Dropout is a method that randomly disables a number of neurons in a neural network. In each iteration of the neural network dropout will deactivate different neurons, the deactivated neurons are not taken into account for the forward propagation nor for the backward propagation what forces the nearby neurons to not depend so much on the deactivated neurons. This method helps to reduce overfitting since nearby neurons often learn patterns that are related and these relationships can form a very specific pattern with the training data, with dropout this dependence between neurons is less throughout the neural network, thus the neurons need to work better alone and not depend so much on relationships with neighboring neurons.

Figure 5: Dropout regularization

Dropout has a parameter that indicates the probability that the neurons remain activated, this parameter takes values from 0 to 1, 0.5 is usually used by default indicating that half of the neurons will remain activated, if the values are close to 0 dropout will deactivate less neurons, if it is close to 1 will deactivate many more neurons. Dropout is only used during the training phase, in the test phase no neurons are deactivated but we scale them on the dropout probability to compensate for the neurons deactivated during the training phase.

A different dropout can be set for each layer, depending on what we need in each layer. In the input layers a very high dropout (0.7) is usually used to keep most neurons activated and in the hidden layers a dropout of (0.5).

  • Data Augmentation

Data augmentation consists of artificially increasing the size of the learning database by adding new examples created from distortions of the initial examples. The goal is for the network to learn descriptors specific to the classes of objects considered rather than image artifacts such as differences in illumination. For example, for classic images, it is clear that an object does not change if the ambient lighting changes or if the observer is replaced by another.

Figure 6: Example of data augmentation realized for a classical image

The best regularization option get more data but not always is possible to collect, so creating false data from the real ones works particularly well for visual classification, and the reason is that it looks for invariance to certain transformations:-Rotation-Translation-Horizontal or Vertical Reflection-Scale-Light Intensity, etc…

  • Early Stopping

Early stopping regularization limits fitting for training set based on validation set.

It may be too expensive to try different penalties on the weights of the net, so it may be advisable to start training with very small weights and let them grow until the performance on the validation set starts to worsen.

The capacity of the net is limited by preventing the weights from growing too much.

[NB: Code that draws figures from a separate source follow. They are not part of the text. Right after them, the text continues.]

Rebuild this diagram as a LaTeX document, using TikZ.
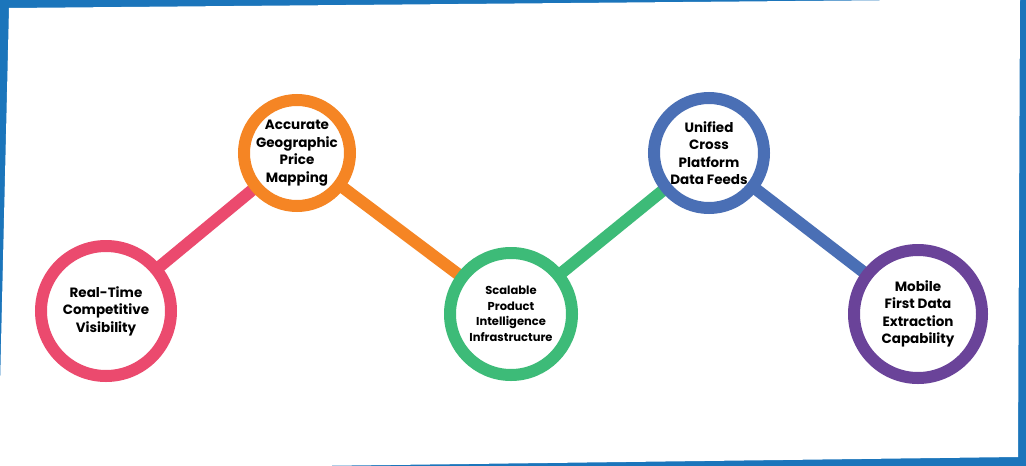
\documentclass[tikz,border=0pt]{standalone}
\usepackage{fontspec}
\setmainfont{Poppins}
\definecolor{frameblue}{HTML}{1B75BB}
\definecolor{cred}{HTML}{EB4A6E}
\definecolor{corange}{HTML}{F58524}
\definecolor{cgreen}{HTML}{3DBB78}
\definecolor{cblue}{HTML}{4A6FB5}
\definecolor{cpurple}{HTML}{6A4399}
\tikzset{
	stage/.style={circle, draw=#1, line width=12pt, fill=white, align=center,
		font=\bfseries\fontsize{13.5}{17.5}\selectfont, inner sep=0pt},
	link/.style={line width=12pt, draw=#1}
}
\begin{document}
\begin{tikzpicture}[x=1pt, y=-1pt]
		\fill[frameblue] (0,0) rectangle (1026,466);
		\useasboundingbox (0,0) rectangle (1026,466);
		\fill[white] (9,8) -- (1020,-1) -- (1018,457) -- (-2,470) -- cycle;
		
		% connectors first, circles on top
		\coordinate (p1) at (106,311);
		\coordinate (p2) at (297,153);
		\coordinate (p3) at (511,314);
		\coordinate (p4) at (709,153);
		\coordinate (p5) at (918,314);
		\draw[link=cred] (p1) -- (p2);
		\draw[link=corange] (p2) -- (p3);
		\draw[link=cgreen] (p3) -- (p4);
		\draw[link=cblue] (p4) -- (p5);
		
		\node[stage=cred, minimum size=130pt] (realtime) at (p1) {Real-Time\\Competitive\\Visibility};
		\node[stage=corange, minimum size=106pt] (geo) at (p2) {Accurate\\Geographic\\Price\\Mapping};
		\node[stage=cgreen, minimum size=122pt, font=\bfseries\fontsize{11.5}{15.5}\selectfont] (scalable) at (p3) {Scalable\\Product\\Intelligence\\Infrastructure};
		\node[stage=cblue, minimum size=110pt] (unified) at (p4) {Unified\\Cross\\Platform\\Data Feeds};
		\node[stage=cpurple, minimum size=128pt] (mobile) at (p5) {Mobile\\First Data\\Extraction\\Capability};
	\end{tikzpicture}
\end{document}
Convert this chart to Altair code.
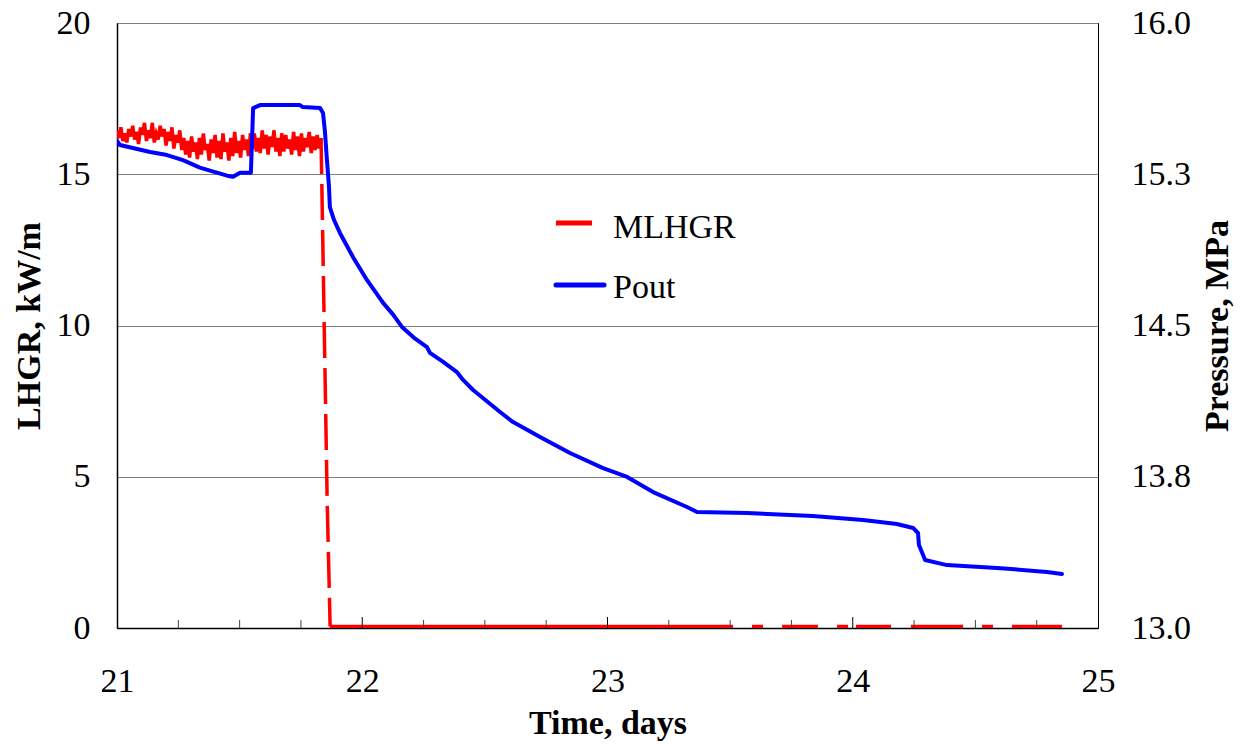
import altair as alt
import pandas as pd

# ---------------- data ----------------
# MLHGR (kW/m), noisy plateau, samples every 0.008 day starting at day 21.000
MLHGR_T0 = 21.0
MLHGR_DT = 0.008
mlhgr_noisy = [
    16.45, 16.20, 16.55, 16.10, 16.35, 16.05, 16.50, 16.25, 16.60, 16.15,
    16.40, 16.00, 16.55, 16.30, 16.70, 16.10, 16.45, 16.20, 16.70, 16.05,
    16.35, 16.15, 16.60, 16.25, 16.50, 15.95, 16.40, 16.10, 16.55, 15.85,
    16.30, 16.05, 16.45, 15.80,
    16.20, 15.65, 16.10, 15.55, 16.25, 15.75, 16.05, 15.50, 16.20, 15.65,
    16.35, 15.80, 16.00, 15.45, 16.15, 15.70, 16.30, 15.55, 16.10, 15.50,
    16.35, 15.75, 16.05, 15.45, 16.20, 15.60, 16.40, 15.70, 16.10, 15.55,
    16.30, 15.80, 16.15, 15.60, 16.35,
    15.85, 16.35, 15.75, 16.20, 15.70, 16.45, 15.85, 16.30, 15.65, 16.25,
    15.90, 16.45, 15.75, 16.20, 15.60, 16.35, 15.75, 16.30, 15.85, 16.15,
    15.65, 16.40, 15.80, 16.25, 15.60, 16.35, 15.75, 16.20, 15.90, 16.40,
    15.70, 16.25, 15.80, 16.30, 15.85, 16.20,
]
# scram drop of MLHGR
drop_t = [21.832, 21.857, 21.869]
drop_v = [16.20, 4.20, 0.05]
# MLHGR ~ 0 after scram: visible pieces (start day, end day)
zero_start = [21.868, 23.589, 23.712, 23.936, 24.013, 24.237, 24.527, 24.649]
zero_end = [23.512, 23.634, 23.858, 23.981, 24.156, 24.450, 24.572, 24.853]
ZERO_LEVEL = 0.05

# Pout (MPa)
pout_t = [21.000, 21.012, 21.065, 21.135, 21.204, 21.269, 21.338, 21.379,
          21.449, 21.473, 21.502, 21.546, 21.555, 21.583, 21.746, 21.758,
          21.828, 21.840, 21.848, 21.856, 21.864, 21.868, 21.885, 21.909,
          21.962, 22.019, 22.085, 22.125, 22.162, 22.210, 22.264, 22.276,
          22.330, 22.386, 22.411, 22.452, 22.562, 22.615, 22.725, 22.847,
          22.982, 23.080, 23.186, 23.324, 23.365, 23.569, 23.838, 24.042,
          24.180, 24.246, 24.266, 24.270, 24.295, 24.384, 24.588, 24.792,
          24.853]
pout_v = [15.415, 15.395, 15.380, 15.360, 15.345, 15.320, 15.283, 15.268,
          15.243, 15.238, 15.258, 15.258, 15.578, 15.593, 15.593, 15.583,
          15.578, 15.554, 15.460, 15.320, 15.196, 15.087, 15.023, 14.959,
          14.840, 14.726, 14.612, 14.555, 14.493, 14.440, 14.393, 14.364,
          14.320, 14.269, 14.230, 14.180, 14.071, 14.021, 13.947, 13.868,
          13.793, 13.749, 13.674, 13.600, 13.575, 13.570, 13.555, 13.536,
          13.516, 13.496, 13.471, 13.412, 13.337, 13.312, 13.298, 13.278,
          13.268]

x_major = [21, 22, 23, 24, 25]
x_minor = [21.25, 21.5, 21.75, 22.25, 22.5, 22.75, 23.25, 23.5, 23.75,
           24.25, 24.5, 24.75]
x_major_inner = [22, 23, 24]
left_ticks = [0, 5, 10, 15, 20]
right_ticks = [13.0, 13.75, 14.5, 15.25, 16.0]

# ---------------- build tables ----------------
rows = []
for i, v in enumerate(mlhgr_noisy):
    rows.append({"t": round(MLHGR_T0 + i * MLHGR_DT, 3), "v": v, "seg": "noisy", "style": "solid"})
for t, v in zip(drop_t, drop_v):
    rows.append({"t": t, "v": v, "seg": "drop", "style": "dash"})
for k, (a, b) in enumerate(zip(zero_start, zero_end)):
    rows.append({"t": a, "v": ZERO_LEVEL, "seg": f"z{k}", "style": "solid"})
    rows.append({"t": b, "v": ZERO_LEVEL, "seg": f"z{k}", "style": "solid"})
red_df = pd.DataFrame(rows)
blue_df = pd.DataFrame({"t": pout_t, "p": pout_v})

W, H = 981, 605
FONT = "Liberation Serif"

x_scale = alt.Scale(domain=[21, 25], nice=False, zero=False)
x_axis = alt.Axis(values=x_major, format="d", ticks=False, grid=False,
                  labelFlush=False, labelPadding=36, labelFontSize=34,
                  labelFont=FONT, labelColor="black",
                  title="Time, days", titleFont=FONT, titleColor="black",
                  titleFontSize=34, titleFontWeight="bold",
                  titlePadding=8, domainColor="black", domainWidth=1.5)

red = alt.Chart(red_df).mark_line(color="#ff0000", strokeWidth=3.5, clip=True).encode(
    x=alt.X("t:Q", scale=x_scale, axis=x_axis),
    y=alt.Y("v:Q", scale=alt.Scale(domain=[0, 20], nice=False, zero=False),
            axis=alt.Axis(orient="left", values=left_ticks, format="d", ticks=False,
                          grid=True, gridColor="#808080", gridWidth=1,
                          labelPadding=27, labelFontSize=34,
                          labelFont=FONT, labelColor="black",
                          title="LHGR, kW/m", titleFont=FONT, titleColor="black",
                          titleFontSize=34, titleFontWeight="bold",
                          titlePadding=10, domainColor="black", domainWidth=1.5)),
    detail="seg:N",
    strokeDash=alt.StrokeDash("style:N",
                              scale=alt.Scale(domain=["solid", "dash"], range=[[1, 0], [36, 10]]),
                              legend=None),
)

blue = alt.Chart(blue_df).mark_line(color="#0000ff", strokeWidth=4, strokeCap="round",
                                    strokeJoin="round", clip=True).encode(
    x=alt.X("t:Q", scale=x_scale),
    y=alt.Y("p:Q", scale=alt.Scale(domain=[13, 16], nice=False, zero=False),
            axis=alt.Axis(orient="right", values=right_ticks, format=".1f", ticks=False,
                          grid=False, labelPadding=33, labelFontSize=34,
                          labelFont=FONT, labelColor="black",
                          title="Pressure, MPa", titleFont=FONT, titleColor="black",
                          titleFontSize=34, titleFontWeight="bold",
                          titleAngle=270, titleBaseline="top", titlePadding=10,
                          domainColor="black", domainWidth=1)),
)

minor_df = pd.DataFrame({"t": x_minor})
major_df = pd.DataFrame({"t": x_major_inner})
minor_ticks = alt.Chart(minor_df).mark_rule(color="#404040", strokeWidth=1).encode(
    x=alt.X("t:Q", scale=x_scale), y=alt.value(H - 8), y2=alt.value(H))
major_ticks = alt.Chart(major_df).mark_rule(color="black", strokeWidth=1).encode(
    x=alt.X("t:Q", scale=x_scale), y=alt.value(H - 11), y2=alt.value(H))

leg_df = pd.DataFrame({"name": ["MLHGR", "Pout"]})
leg_red = alt.Chart(leg_df).transform_filter("datum.name == 'MLHGR'").mark_rule(
    color="#ff0000", strokeWidth=5).encode(
    x=alt.value(439), x2=alt.value(475), y=alt.value(200))
leg_blue = alt.Chart(leg_df).transform_filter("datum.name == 'Pout'").mark_rule(
    color="#0000ff", strokeWidth=5, strokeCap="round").encode(
    x=alt.value(439), x2=alt.value(487), y=alt.value(262))
leg_txt1 = alt.Chart(leg_df).transform_filter("datum.name == 'MLHGR'").mark_text(
    align="left", baseline="alphabetic", font=FONT, fontSize=34, color="black").encode(
    x=alt.value(496), y=alt.value(215), text="name:N")
leg_txt2 = alt.Chart(leg_df).transform_filter("datum.name == 'Pout'").mark_text(
    align="left", baseline="alphabetic", font=FONT, fontSize=34, color="black").encode(
    x=alt.value(496), y=alt.value(275), text="name:N")

chart = alt.layer(red, blue, minor_ticks, major_ticks, leg_red, leg_blue, leg_txt1, leg_txt2).resolve_scale(
    y="independent"
).properties(
    width=W, height=H,
    autosize=alt.AutoSizeParams(type="none"),
    padding={"left": 109, "top": 15, "right": 136, "bottom": 115},
    background="white",
).configure_view(
    stroke="black", strokeWidth=1
)

chart.save("out.html", embed_options={"renderer": "svg", "actions": False})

Figure 7: Early stopping point and Training and Validation sample errors

Why does it work?

When the weights are very small, the hidden layer neurons stay in their linear range: A network with hidden layers of linear neurons has no more capacity than a linear network without hidden layers.

As the weights grow, the hidden neurons begin to behave in a non-linear way (and the capacity of the network increases).

Conclusion

In this article we have explained what regularization is and how we can use it to improve the generalization capacity of our machine learning models. In general, regularization is going to help us reduce the over-adjustment of machine learning models.